Charitable giving is a hot topic among high-net-worth couples as Congress and the White House consider tax reform, said Adrienne Penta, an estate lawyer and executive director of the Brown Brothers Harriman Center for Women & Wealth.
During the campaign, President Donald Trump proposed capping deductions, including those for charitable giving, but backed off that idea in his latest tax plan.
Under current tax law, you can deduct charitable contributions of money or property made to qualified organizations if you itemize your deductions. Generally, you can deduct up to 50 percent of your adjusted gross income in charitable contributions, but deductions can be limited to 20 percent to 30 percent of your income in some cases.
Estate planners are taking a wait-and-see approach to how tax reform may change charitable giving, Penta said.
Meanwhile, many donors are accelerating their charitable deductions before they can potentially be limited.
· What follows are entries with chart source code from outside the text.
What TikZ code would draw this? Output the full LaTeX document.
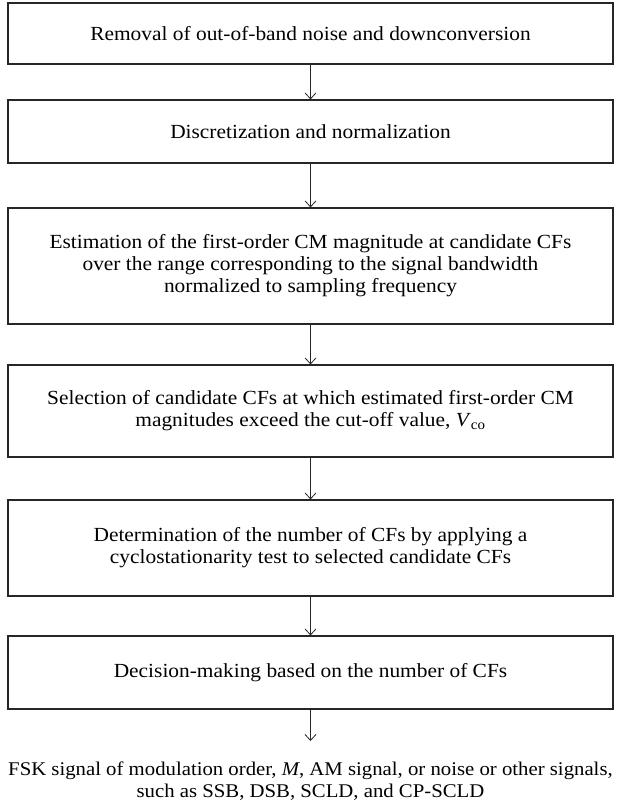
\documentclass[tikz,border=0pt]{standalone}
\usepackage{fontspec}
\setmainfont{Liberation Serif}[FakeStretch=1.07]
\usetikzlibrary{arrows.meta}
\begin{document}
\begin{tikzpicture}[x=1pt,y=-1pt,
  stepbox/.style={draw=black!85, line width=1.1pt, minimum width=605pt, inner sep=0pt, align=center,
    font=\fontsize{20}{22}\selectfont},
  outtext/.style={inner sep=0pt, align=center, font=\fontsize{19.4}{22}\selectfont},
  flow/.style={draw=black!85, line width=0.8pt, -{Straight Barb[length=6pt,width=11pt,line width=0.8pt]}}]
\useasboundingbox (0,0) rectangle (621,805);
\node[stepbox, minimum height=61pt] (b1) at (310.5,33.5) {Removal of out-of-band noise and downconversion};
\node[stepbox, minimum height=63pt] (b2) at (310.5,131.5) {Discretization and normalization};
\node[stepbox, minimum height=116pt] (b3) at (310.5,266) {Estimation of the first-order CM magnitude at candidate CFs\\over the range corresponding to the signal bandwidth\\normalized to sampling frequency};
\node[stepbox, minimum height=92pt] (b4) at (310.5,411) {Selection of candidate CFs at which estimated first-order CM\\magnitudes exceed the cut-off value, \textit{V}\textsubscript{co}};
\node[stepbox, minimum height=96pt] (b5) at (310.5,548) {Determination of the number of CFs by applying a\\cyclostationarity test to selected candidate CFs};
\node[stepbox, minimum height=73pt] (b6) at (310.5,672.5) {Decision-making based on the number of CFs};
\node[outtext, anchor=south] (out) at (310.5,801) {FSK signal of modulation order, \textit{M}, AM signal, or noise or other signals,\\such as SSB, DSB, SCLD, and CP-SCLD};
\coordinate (tipend) at (310.5,741);
\draw[flow] (b1) -- (b2);
\draw[flow] (b2) -- (b3);
\draw[flow] (b3) -- (b4);
\draw[flow] (b4) -- (b5);
\draw[flow] (b5) -- (b6);
\draw[flow] (b6) -- (tipend);
\end{tikzpicture}
\end{document}
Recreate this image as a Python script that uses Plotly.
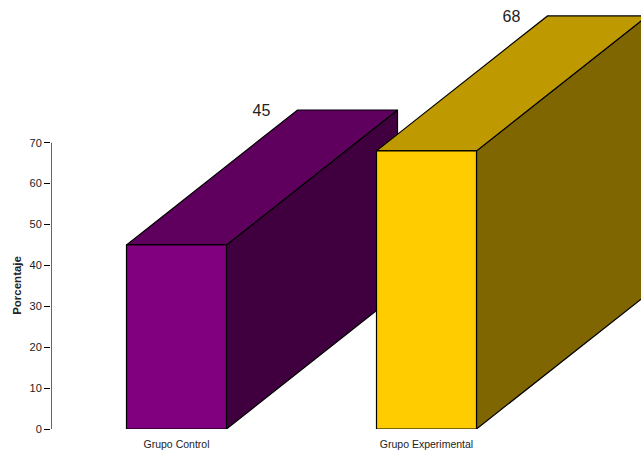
import plotly.graph_objects as go

categories = ["Grupo Control", "Grupo Experimental"]
values = [45, 68]
positions = [1.0, 3.5]
front_colors = ["#800080", "#FFCC00"]
top_colors = ["#5F005F", "#BF9900"]
side_colors = ["#400040", "#806600"]
y_ticks = [0, 10, 20, 30, 40, 50, 60, 70]

BAR_W = 1.0
DEPTH_X = 1.71
DEPTH_Y = 33.0
LABEL_DROP = 0.4
LINE = dict(color="#000000", width=1.2)

fig = go.Figure()


def face(xs, ys, color):
    fig.add_trace(go.Scatter(
        x=xs + xs[:1], y=ys + ys[:1], mode="lines", fill="toself",
        fillcolor=color, line=LINE, hoverinfo="skip", showlegend=False,
        cliponaxis=False))


for pos, val, fc, tc, sc in zip(positions, values, front_colors, top_colors, side_colors):
    l, r = pos - BAR_W / 2, pos + BAR_W / 2
    face([r, r + DEPTH_X, r + DEPTH_X, r], [0, DEPTH_Y, val + DEPTH_Y, val], sc)
    face([l, l + DEPTH_X, r + DEPTH_X, r], [val, val + DEPTH_Y, val + DEPTH_Y, val], tc)
    face([l, r, r, l], [0, 0, val, val], fc)
    fig.add_trace(go.Scatter(
        x=[l + DEPTH_X - 0.36], y=[val + DEPTH_Y - LABEL_DROP], mode="text", text=[str(val)],
        textposition="middle center", textfont=dict(size=16, color="#222222"),
        hoverinfo="skip", showlegend=False, cliponaxis=False))

# value axis stops at its last tick, below the top of the plot area
fig.add_trace(go.Scatter(
    x=[-0.255, -0.255], y=[y_ticks[0], y_ticks[-1]], mode="lines", line=LINE,
    hoverinfo="skip", showlegend=False, cliponaxis=False))

fig.update_layout(
    width=641, height=450,
    margin=dict(l=51, r=0, t=0, b=21, autoexpand=False),
    paper_bgcolor="#FFFFFF", plot_bgcolor="#FFFFFF",
    font=dict(family="Liberation Sans, Arial, sans-serif", color="#222222"),
    showlegend=False,
    xaxis=dict(
        range=[-0.255, 5.645], showgrid=False, zeroline=False, showline=False,
        tickmode="array", tickvals=positions, ticktext=categories,
        ticks="", ticklabelstandoff=7, tickfont=dict(size=10.5, color="#222222"),
    ),
    yaxis=dict(
        range=[0, 104.89], showgrid=False, zeroline=False, showline=False,
        tickmode="array", tickvals=y_ticks, ticks="outside", ticklen=6,
        tickcolor="#000000", tickwidth=1, tickfont=dict(size=11, color="#222222"),
    ),
    annotations=[dict(
        text="<b>Porcentaje</b>", xref="paper", yref="y", x=0, y=35,
        xanchor="center", yanchor="middle",
        xshift=-34, showarrow=False, textangle=-90,
        font=dict(size=11.5, color="#222222"),
    )],
)

fig.write_html(
    "out.html",
    config={"displayModeBar": False},
    post_script="document.body.style.margin='0';",
)
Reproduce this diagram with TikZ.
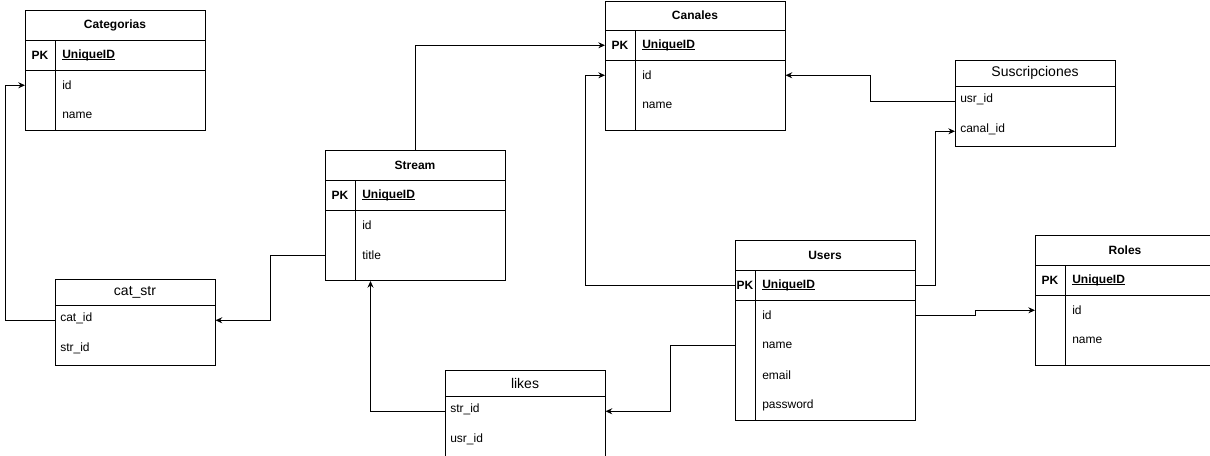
\documentclass[tikz,border=0pt]{standalone}
\usepackage{fontspec}
\setmainfont{Liberation Sans}
\usetikzlibrary{arrows.meta}

% bold key name with a thin underline just below the baseline
\newcommand\keyname[1]{\setbox0\hbox{\bfseries #1}\rlap{\rule[-0.9pt]{\wd0}{0.6pt}}\box0}

\begin{document}
\begin{tikzpicture}[x=0.75pt,y=-0.75pt,
  tbl/.style={draw, line width=0.75pt, rectangle, inner sep=0pt, anchor=north west},
  rowbox/.style={rectangle, inner sep=0pt, anchor=north west, minimum height=22.5pt},
  ttl/.style={font=\fontsize{9}{11}\selectfont\bfseries, inner sep=0pt},
  ttlb/.style={font=\fontsize{10.5}{12}\selectfont, inner sep=0pt},
  fld/.style={font=\fontsize{9}{11}\selectfont, anchor=west, inner sep=0pt},
  pk/.style={font=\fontsize{9}{11}\selectfont\bfseries, inner sep=0pt},
  sep/.style={line width=0.75pt},
  conn/.style={line width=0.75pt, -{Stealth[length=5pt,width=4.5pt]}}]

\fill[white] (0,0) rectangle (1210,455);
\useasboundingbox (0,0) rectangle (1210,455);
\clip (0,0) rectangle (1210,455);

% ---------- Categorias ----------
\node[tbl, minimum width=135pt, minimum height=90pt] (categorias) at (25,10) {};
\node[ttl] (categorias-t) at (115,25) {Categorias};
\draw[sep] (25,40) -- (205,40) (25,70) -- (205,70) (55,40) -- (55,130);
\node[rowbox, minimum width=135pt] (categorias-pk) at (25,40) {};
\node[rowbox, minimum width=135pt] (categorias-id) at (25,70) {};
\node[rowbox, minimum width=135pt] (categorias-name) at (25,100) {};
\node[pk] at (40,55) {PK};
\node[fld] at (62,55) {\keyname{UniqueID}};
\node[fld] at (62,85) {id};
\node[fld] at (62,115) {name};

% ---------- Canales ----------
\node[tbl, minimum width=135pt, minimum height=97.125pt] (canales) at (605,0.5) {};
\node[ttl] (canales-t) at (695,15) {Canales};
\draw[sep] (605,30) -- (785,30) (605,60) -- (785,60) (635,30) -- (635,130);
\node[rowbox, minimum width=135pt] (canales-pk) at (605,30) {};
\node[rowbox, minimum width=135pt] (canales-id) at (605,60) {};
\node[rowbox, minimum width=135pt] (canales-name) at (605,90) {};
\node[pk] at (620,45) {PK};
\node[fld] at (642,45) {\keyname{UniqueID}};
\node[fld] at (642,75) {id};
\node[fld] at (642,105) {name};

% ---------- Suscripciones ----------
\node[tbl, minimum width=120pt, minimum height=64.5pt] (susc) at (955,60) {};
\node[ttlb] (susc-t) at (1035,73) {Suscripciones};
\draw[sep] (955,86) -- (1115,86);
\node[rowbox, minimum width=120pt] (susc-usr) at (955,86) {};
\node[rowbox, minimum width=120pt] (susc-canal) at (955,116) {};
\node[fld] at (960,99) {usr\_id};
\node[fld] at (960,129) {canal\_id};

% ---------- Stream ----------
\node[tbl, minimum width=135pt, minimum height=97.5pt] (stream) at (325,150) {};
\node[ttl] (stream-t) at (415,165) {Stream};
\draw[sep] (325,180) -- (505,180) (325,210) -- (505,210) (355,180) -- (355,280);
\node[rowbox, minimum width=135pt] (stream-pk) at (325,180) {};
\node[rowbox, minimum width=135pt] (stream-id) at (325,210) {};
\node[rowbox, minimum width=135pt] (stream-title) at (325,240) {};
\node[pk] at (340,195) {PK};
\node[fld] at (362,195) {\keyname{UniqueID}};
\node[fld] at (362,225) {id};
\node[fld] at (362,255) {title};

% ---------- cat_str ----------
\node[tbl, minimum width=120pt, minimum height=64.5pt] (catstr) at (55,279) {};
\node[ttlb] (catstr-t) at (135,292) {cat\_str};
\draw[sep] (55,305) -- (215,305);
\node[rowbox, minimum width=120pt] (catstr-cat) at (55,305) {};
\node[rowbox, minimum width=120pt] (catstr-str) at (55,335) {};
\node[fld] at (60,318) {cat\_id};
\node[fld] at (60,348) {str\_id};

% ---------- Users ----------
\node[tbl, minimum width=135pt, minimum height=135pt] (users) at (735,240) {};
\node[ttl] (users-t) at (825,255) {Users};
\draw[sep] (735,270) -- (915,270) (735,300) -- (915,300) (755,270) -- (755,420);
\node[rowbox, minimum width=135pt] (users-pk) at (735,270) {};
\node[rowbox, minimum width=135pt] (users-id) at (735,300) {};
\node[rowbox, minimum width=135pt] (users-name) at (735,330) {};
\node[rowbox, minimum width=135pt] (users-email) at (735,360) {};
\node[rowbox, minimum width=135pt] (users-password) at (735,390) {};
\node[pk] at (745,285) {PK};
\node[fld] at (762,285) {\keyname{UniqueID}};
\node[fld] at (762,315) {id};
\node[fld] at (762,345) {name};
\node[fld] at (762,375) {email};
\node[fld] at (762,405) {password};

% ---------- Roles ----------
\node[tbl, minimum width=135pt, minimum height=97.5pt] (roles) at (1035,235) {};
\node[ttl] (roles-t) at (1125,250) {Roles};
\draw[sep] (1035,265) -- (1215,265) (1035,295) -- (1215,295) (1065,265) -- (1065,365);
\node[rowbox, minimum width=135pt] (roles-pk) at (1035,265) {};
\node[rowbox, minimum width=135pt] (roles-id) at (1035,295) {};
\node[rowbox, minimum width=135pt] (roles-name) at (1035,325) {};
\node[pk] at (1050,280) {PK};
\node[fld] at (1072,280) {\keyname{UniqueID}};
\node[fld] at (1072,310) {id};
\node[fld] at (1072,340) {name};

% ---------- likes ----------
\node[tbl, minimum width=120pt, minimum height=64.5pt] (likes) at (445,370) {};
\node[ttlb] (likes-t) at (525,383) {likes};
\draw[sep] (445,396) -- (605,396);
\node[rowbox, minimum width=120pt] (likes-str) at (445,396) {};
\node[rowbox, minimum width=120pt] (likes-usr) at (445,426) {};
\node[fld] at (450,409) {str\_id};
\node[fld] at (450,439) {usr\_id};

% ---------- relations ----------
\draw[conn] (catstr-cat.west) -- ++(-50,0) |- (categorias-id.west);
\draw[conn] (stream-title.west) -- ++(-55,0) |- (catstr-cat.east);
\draw[conn] (stream.north) |- (canales-pk.west);
\draw[conn] (users-pk.west) -- ++(-150,0) |- (canales-id.west);
\draw[conn] (susc-usr.west) -- ++(-85,0) |- (canales-id.east);
\draw[conn] (users-pk.east) -- ++(20,0) |- (susc-canal.west);
\draw[conn] (users-id.east) -- ++(60,0) |- (roles-id.west);
\draw[conn] (users-name.west) -- ++(-65,0) |- (likes-str.east);
\draw[conn] (likes-str.west) -| ([xshift=-33.75pt]stream.south);

\end{tikzpicture}
\end{document}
For example, contributions to the National Philanthropic Trust, a large donor-advised fund, rose to $1.7 billion last year, up 72 percent from 2015. (A donor-advised fund lets you take a tax deduction in the year in which you made the contribution, then pay out grants over time to qualified charities you pick while your money is invested.)
Whatever happens with tax reform, gender plays a big role in couples’ giving strategy. “In many of situations I work with, women are often driving charity-giving conversation and creating a charitable mission in their families,” Penta said.